July 4, 2018
Science Daily/European Lung Foundation
Obstructive sleep apnea is associated with changes to the structure of the brain that are also seen in the early stages of dementia, according to a new study.
OSA, where the walls of the throat relax and narrow during sleep stopping breathing, is known to reduce levels of oxygen in the blood. The new study suggests that this drop in oxygen may be linked to a shrinking of the brain's temporal lobes and a corresponding decline in memory.
The researchers say the study provides evidence that screening older people for OSA and giving treatment where needed could help prevent dementia in this population.
The study was led by Professor Sharon Naismith from the University of Sydney, Australia. She said: "Between 30 and 50% of the risk for dementia is due to modifiable factors, such as depression, high blood pressure, obesity and smoking. In recent years, researchers have recognised that various sleep disturbances are also risk factors for dementia. We wanted to look specifically at obstructive sleep apnoea and its effects on the brain and cognitive abilities."
The researchers worked with a group of 83 people, aged between 51 and 88 years, who had visited their doctor with concerns over their memory or mood but had no OSA diagnosis. Each participant was assessed for their memory skills and symptoms of depression, and each was given an MRI scan to measure the dimensions of different areas of the brain.
Participants also attended a sleep clinic where they were monitored overnight for signs of OSA using polysomnography. This technique records brain activity, levels of oxygen in the blood, heart rate, breathing and movements.
The researchers found that patients who had low levels of oxygen in their blood while they were sleeping tended to have reduced thickness in the left and right temporal lobes of the brain. These are regions known to be important in memory and affected in dementia.
They also found that this alteration in the brain was linked with participant's poorer ability to learn new information. The researchers say this is the first time a direct link of this kind has been shown.
Conversely, patients with signs of OSA were also more likely to have increased thickness in other regions of the brain, which the researchers say could be signs of the brain reacting to lower levels of oxygen with swelling and inflammation.
OSA is more common in older people and has already been linked with heart disease, stroke and cancer, but it can be treated with a continuous positive airway pressure (CPAP) device, which prevents the airway closing during sleep.

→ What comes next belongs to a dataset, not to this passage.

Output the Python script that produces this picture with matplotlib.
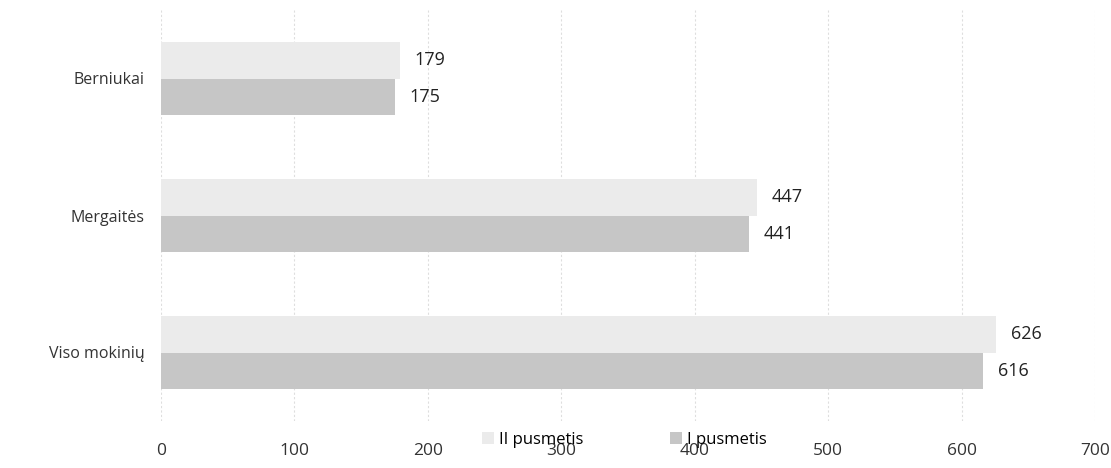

Professor Naismith added: "We chose to study this group because they are older and considered at risk of dementia. Our results suggest that we should be screening for OSA in older people. We should also be asking older patients attending sleep clinics about their memory and thinking skills, and carrying out tests where necessary.

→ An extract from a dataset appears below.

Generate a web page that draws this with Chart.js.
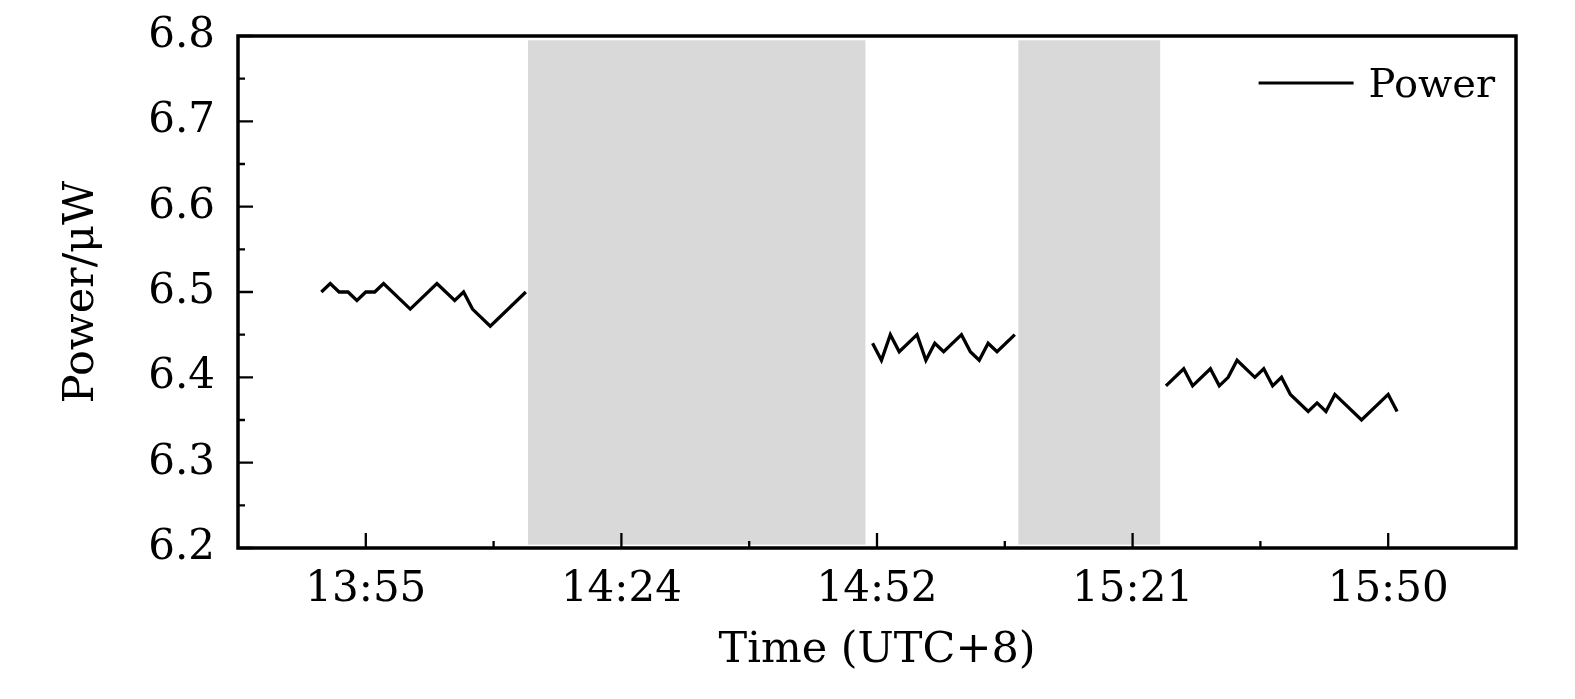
<!DOCTYPE html>
<html>
<head>
<meta charset="utf-8">
<script src="https://cdn.jsdelivr.net/npm/chart.js@4"></script>
<style>
  html, body { margin: 0; padding: 0; background: #fff; }
</style>
</head>
<body>
<canvas id="powerChart" width="1575" height="699"></canvas>
<script>
// Power trace, turning points (time, μW)
const seg1Times = ['13:50', '13:51', '13:52', '13:53', '13:54', '13:55', '13:56', '13:57', '14:00', '14:03', '14:05', '14:06', '14:07', '14:09', '14:13'];
const seg1Power = [6.50, 6.51, 6.50, 6.50, 6.49, 6.50, 6.50, 6.51, 6.48, 6.51, 6.49, 6.50, 6.48, 6.46, 6.50];

const seg2Times = ['14:52', '14:53', '14:54', '14:55', '14:57', '14:58', '14:59', '15:00', '15:02', '15:03', '15:04', '15:05', '15:06', '15:08'];
const seg2Power = [6.44, 6.42, 6.45, 6.43, 6.45, 6.42, 6.44, 6.43, 6.45, 6.43, 6.42, 6.44, 6.43, 6.45];

const seg3Times = ['15:25', '15:27', '15:28', '15:30', '15:31', '15:32', '15:33', '15:35', '15:36', '15:37', '15:38', '15:39', '15:41', '15:42', '15:43', '15:44', '15:47', '15:50', '15:51'];
const seg3Power = [6.39, 6.41, 6.39, 6.41, 6.39, 6.40, 6.42, 6.40, 6.41, 6.39, 6.40, 6.38, 6.36, 6.37, 6.36, 6.38, 6.35, 6.38, 6.36];

// shaded (no data) windows, minutes after midnight
const shadeStart = [853.25, 908.4];
const shadeEnd = [891.2, 924.35];
const shadeLow = 6.204;
const shadeHigh = 6.795;

// axes (x in minutes after midnight)
const xMin = 820.625;
const xMax = 964.375;
const xTickValues = [835, 863.75, 892.5, 921.25, 950];
const xTickLabels = ['13:55', '14:24', '14:52', '15:21', '15:50'];
const xMinorTicks = [849.375, 878.125, 906.875, 935.625];
const yTickValues = [6.2, 6.3, 6.4, 6.5, 6.6, 6.7, 6.8];
const yMinorTicks = [6.25, 6.35, 6.45, 6.55, 6.65, 6.75];

const FONT = 'DejaVu Serif';

function toMinutes(t) {
    const [h, m] = t.split(':').map(Number);
    return h * 60 + m;
}

function points(times, values) {
    return times.map((t, i) => ({ x: toMinutes(t), y: values[i] }));
}

// grey windows, inward ticks, frame and legend
const decorations = {
    id: 'decorations',
    beforeDatasetsDraw(chart) {
        const { ctx, scales: { x, y } } = chart;
        ctx.save();
        ctx.fillStyle = '#d9d9d9';
        shadeStart.forEach((from, i) => {
            const l = x.getPixelForValue(from);
            const r = x.getPixelForValue(shadeEnd[i]);
            const t = y.getPixelForValue(shadeHigh);
            const b = y.getPixelForValue(shadeLow);
            ctx.fillRect(l, t, r - l, b - t);
        });
        ctx.restore();
    },
    afterDatasetsDraw(chart) {
        const { ctx, chartArea: area, scales: { x, y } } = chart;
        ctx.save();
        ctx.strokeStyle = '#000';
        ctx.lineWidth = 2.3;
        ctx.beginPath();
        xTickValues.forEach(v => {
            const px = x.getPixelForValue(v);
            ctx.moveTo(px, area.bottom);
            ctx.lineTo(px, area.bottom - 15);
        });
        xMinorTicks.forEach(v => {
            const px = x.getPixelForValue(v);
            ctx.moveTo(px, area.bottom);
            ctx.lineTo(px, area.bottom - 7);
        });
        yTickValues.forEach(v => {
            const py = y.getPixelForValue(v);
            ctx.moveTo(area.left, py);
            ctx.lineTo(area.left + 15, py);
        });
        yMinorTicks.forEach(v => {
            const py = y.getPixelForValue(v);
            ctx.moveTo(area.left, py);
            ctx.lineTo(area.left + 7, py);
        });
        ctx.stroke();

        ctx.lineWidth = 3.5;
        ctx.strokeRect(area.left, area.top, area.right - area.left, area.bottom - area.top);

        // legend
        const label = chart.data.datasets[0].label;
        ctx.font = `40px "${FONT}"`;
        ctx.fillStyle = '#000';
        ctx.textAlign = 'right';
        ctx.textBaseline = 'alphabetic';
        const textRight = area.right - 21;
        const textWidth = ctx.measureText(label).width;
        ctx.fillText(label, textRight, area.top + 61);
        const lineEnd = textRight - textWidth - 15;
        ctx.lineWidth = 3;
        ctx.beginPath();
        ctx.moveTo(lineEnd - 95, area.top + 47);
        ctx.lineTo(lineEnd, area.top + 47);
        ctx.stroke();
        ctx.restore();
    }
};

const lineStyle = {
    borderColor: '#000',
    backgroundColor: '#000',
    borderWidth: 3.3,
    pointRadius: 0,
    tension: 0,
    fill: false
};

new Chart(document.getElementById('powerChart'), {
    type: 'line',
    data: {
        datasets: [
            { label: 'Power', data: points(seg1Times, seg1Power), ...lineStyle },
            { label: 'Power', data: points(seg2Times, seg2Power), ...lineStyle },
            { label: 'Power', data: points(seg3Times, seg3Power), ...lineStyle }
        ]
    },
    options: {
        responsive: false,
        animation: false,
        events: [],
        layout: { padding: { top: 36, right: 59, left: 0, bottom: 0 } },
        plugins: {
            legend: { display: false },
            tooltip: { enabled: false }
        },
        scales: {
            x: {
                type: 'linear',
                min: xMin,
                max: xMax,
                grid: { display: false, drawTicks: false, tickLength: 0 },
                border: { display: false },
                afterBuildTicks: scale => {
                    scale.ticks = xTickValues.map(v => ({ value: v }));
                },
                afterFit: scale => {
                    scale.height = 151;
                    scale.paddingLeft = 0;
                    scale.paddingRight = 0;
                },
                ticks: {
                    color: '#000',
                    padding: 17,
                    maxRotation: 0,
                    font: { family: FONT, size: 42 },
                    callback: (value, index) => xTickLabels[index]
                },
                title: {
                    display: true,
                    text: 'Time (UTC+8)',
                    color: '#000',
                    font: { family: FONT, size: 43 },
                    padding: { top: 0, bottom: 22 }
                }
            },
            y: {
                min: 6.2,
                max: 6.8,
                grid: { display: false, drawTicks: false, tickLength: 0 },
                border: { display: false },
                afterBuildTicks: scale => {
                    scale.ticks = yTickValues.map(v => ({ value: v }));
                },
                afterFit: scale => {
                    scale.width = 238;
                    scale.paddingTop = 0;
                    scale.paddingBottom = 0;
                },
                ticks: {
                    color: '#000',
                    padding: 23,
                    font: { family: FONT, size: 42 },
                    callback: value => Number(value).toFixed(1)
                },
                title: {
                    display: true,
                    text: 'Power/μW',
                    color: '#000',
                    font: { family: FONT, size: 43 },
                    padding: { top: 56, bottom: 0 }
                }
            }
        }
    },
    plugins: [decorations]
});
</script>
</body>
</html>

"There is no cure for dementia so early intervention is key. On the other hand, we do have an effective treatment for OSA. This research shows that diagnosing and treating OSA could be an opportunity to prevent cognitive decline before it's too late."

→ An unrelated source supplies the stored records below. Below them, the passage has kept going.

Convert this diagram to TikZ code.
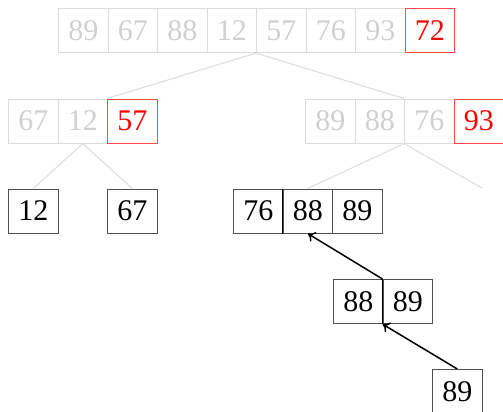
\documentclass[tikz,border=0pt]{standalone}
\usepackage{fontspec}
\setmainfont{Liberation Serif}
\usetikzlibrary{arrows.meta}
\definecolor{lightgr}{HTML}{DCDCDC}
\definecolor{txtgr}{HTML}{D0D0D0}
\definecolor{boxgr}{HTML}{505050}
\definecolor{pivred}{HTML}{FF4A4A}
\tikzset{
  cell/.style={rectangle, anchor=north west, inner sep=0pt, minimum width=49.5pt, minimum height=44pt,
    font=\fontsize{30}{35}\selectfont, line width=1.1pt},
  faded/.style={cell, draw=lightgr, text=txtgr},
  pivot/.style={cell, draw=pivred, text=red},
  done/.style={cell, draw=boxgr, text=black},
  tree/.style={draw=lightgr, line width=1pt},
  divider/.style={draw=black, line width=1.6pt},
  mergearrow/.style={draw=black, line width=1.5pt, -{To[length=7pt,width=11pt]}}
}
\begin{document}
\begin{tikzpicture}[x=1pt,y=-1pt]
\useasboundingbox (0,0) rectangle (503,412);
% row 1
\node[faded] (t1) at (58,8) {89};
\node[faded] (t2) at (107.5,8) {67};
\node[faded] (t3) at (157,8) {88};
\node[faded] (t4) at (206.5,8) {12};
\node[faded] (t5) at (256,8) {57};
\node[faded] (t6) at (305.5,8) {76};
\node[faded] (t7) at (355,8) {93};
\node[pivot] (t8) at (404.5,8) {72};
% row 2 left
\node[faded] (l1) at (8,98.5) {67};
\node[faded] (l2) at (57.5,98.5) {12};
\node[pivot] (l3) at (107,98.5) {57};
% row 2 right
\node[faded] (r1) at (305,98.5) {89};
\node[faded] (r2) at (354.5,98.5) {88};
\node[faded] (r3) at (404,98.5) {76};
\node[pivot] (r4) at (453.5,98.5) {93};
% tree lines
\draw[tree] (t5.south west) -- (l3.north west);
\draw[tree] (t5.south west) -- (r3.north west);
\coordinate (emptyright) at (482,188);
% row 3
\node[done] (a1) at (8,188.5) {12};
\node[done] (b1) at (107,188.5) {67};
\node[done] (c1) at (233,188.5) {76};
\node[done] (c2) at (282.5,188.5) {88};
\node[done] (c3) at (332,188.5) {89};
\draw[tree] (l2.south) -- (a1.north);
\draw[tree] (l2.south) -- (b1.north);
\draw[tree] (r3.south west) -- (c2.north);
\draw[tree] (r3.south west) -- (emptyright);
\draw[divider] (c2.north west) -- (c2.south west);
% row 4
\node[done] (d1) at (333,279) {88};
\node[done] (d2) at (382.5,279) {89};
\draw[divider] (d2.north west) -- (d2.south west);
% row 5
\node[done] (e1) at (432,369) {89};
% arrows
\draw[mergearrow] (e1.north) -- (d2.south west);
\draw[mergearrow] (d2.north west) -- (c2.south);
\end{tikzpicture}
\end{document}
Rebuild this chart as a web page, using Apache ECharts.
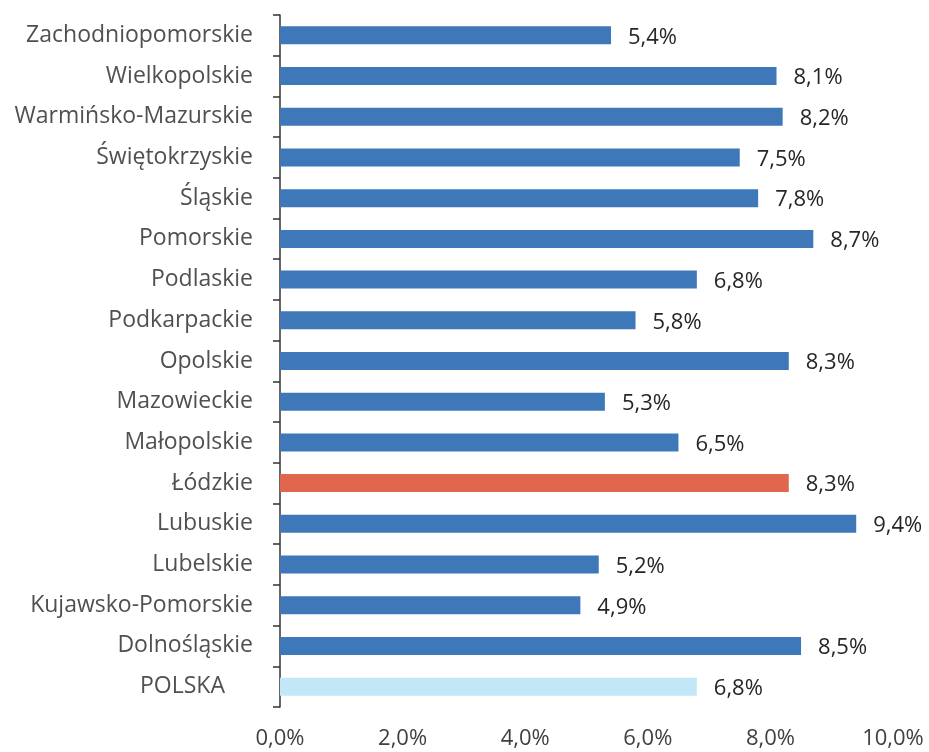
<!DOCTYPE html>
<html>
<head>
<meta charset="utf-8">
<script src="https://cdn.jsdelivr.net/npm/echarts@6/dist/echarts.min.js"></script>
<style>
    html, body { margin: 0; padding: 0; background: #fff; }
    #chart { width: 929px; height: 752px; }
</style>
</head>
<body>
<div id="chart"></div>
<script>
// top to bottom, as in the picture
const regions = [
    "Zachodniopomorskie", "Wielkopolskie", "Warmińsko-Mazurskie", "Świętokrzyskie",
    "Śląskie", "Pomorskie", "Podlaskie", "Podkarpackie", "Opolskie", "Mazowieckie",
    "Małopolskie", "Łódzkie", "Lubuskie", "Lubelskie", "Kujawsko-Pomorskie",
    "Dolnośląskie", "POLSKA"
];
const rates = [5.4, 8.1, 8.2, 7.5, 7.8, 8.7, 6.8, 5.8, 8.3, 5.3, 6.5, 8.3, 9.4, 5.2, 4.9, 8.5, 6.8];
const highlight = "Łódzkie";
const total = "POLSKA";

const fmt = v => v.toFixed(1).replace(".", ",") + "%";

const chart = echarts.init(document.getElementById("chart"));

const barData = regions.map((name, i) => ({
    value: rates[i],
    itemStyle: {
        color: name === highlight ? "#e0674b" : name === total ? "#c2e7f7" : "#3f78b8",
    },
}));

chart.setOption({
    animation: false,
    textStyle: { fontFamily: "Open Sans" },
    grid: { left: 280, right: 36, top: 15, bottom: 45 },
    xAxis: {
        type: "value",
        min: 0,
        max: 10,
        interval: 2,
        splitLine: { show: false },
        axisLine: { show: false },
        axisTick: { show: false },
        axisLabel: {
            margin: 21,
            fontSize: 22,
            color: "#404040",
            formatter: v => fmt(v),
        },
    },
    yAxis: {
        type: "category",
        inverse: true,
        data: regions,
        axisLine: { show: true, lineStyle: { color: "#333", width: 1.5 } },
        axisTick: { show: true, length: 7, lineStyle: { color: "#333", width: 1.5 } },
        axisLabel: {
            margin: 27,
            fontSize: 23,
            color: "#505050",
            // the total row label sits a bit further left
            formatter: v => (v === total ? "{t|" + v + "}" : v),
            rich: {
                t: { fontSize: 23, color: "#505050", padding: [0, 28, 0, 0] },
            },
        },
    },
    series: [
        {
            type: "bar",
            data: barData,
            barWidth: 18,
            label: {
                show: true,
                position: "right",
                distance: 17,
                offset: [0, 2],
                fontSize: 22,
                color: "#262626",
                formatter: p => fmt(p.value),
            },
        },
    ],
});
</script>
</body>
</html>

Professor Naismith and her team are now working on research to find out whether CPAP treatment can prevent further cognitive decline and improve brain connectivity in patients with mild cognitive impairment.
Andrea Aliverti, Professor of Bioengineering at Politecnico di Milano, Italy, is Head of the European Respiratory Society's Assembly on Clinical Physiology and Sleep and was not involved in the research. He said: "We already know that as well as disrupting sleep, OSA can increase the risk of high blood pressure, type 2 diabetes, heart attack and stroke. This research adds to evidence that OSA is also linked to dementia and suggests a likely mechanism for the link. However, we can treat OSA and measures such as stopping smoking and losing weight can reduce the risk of developing the condition."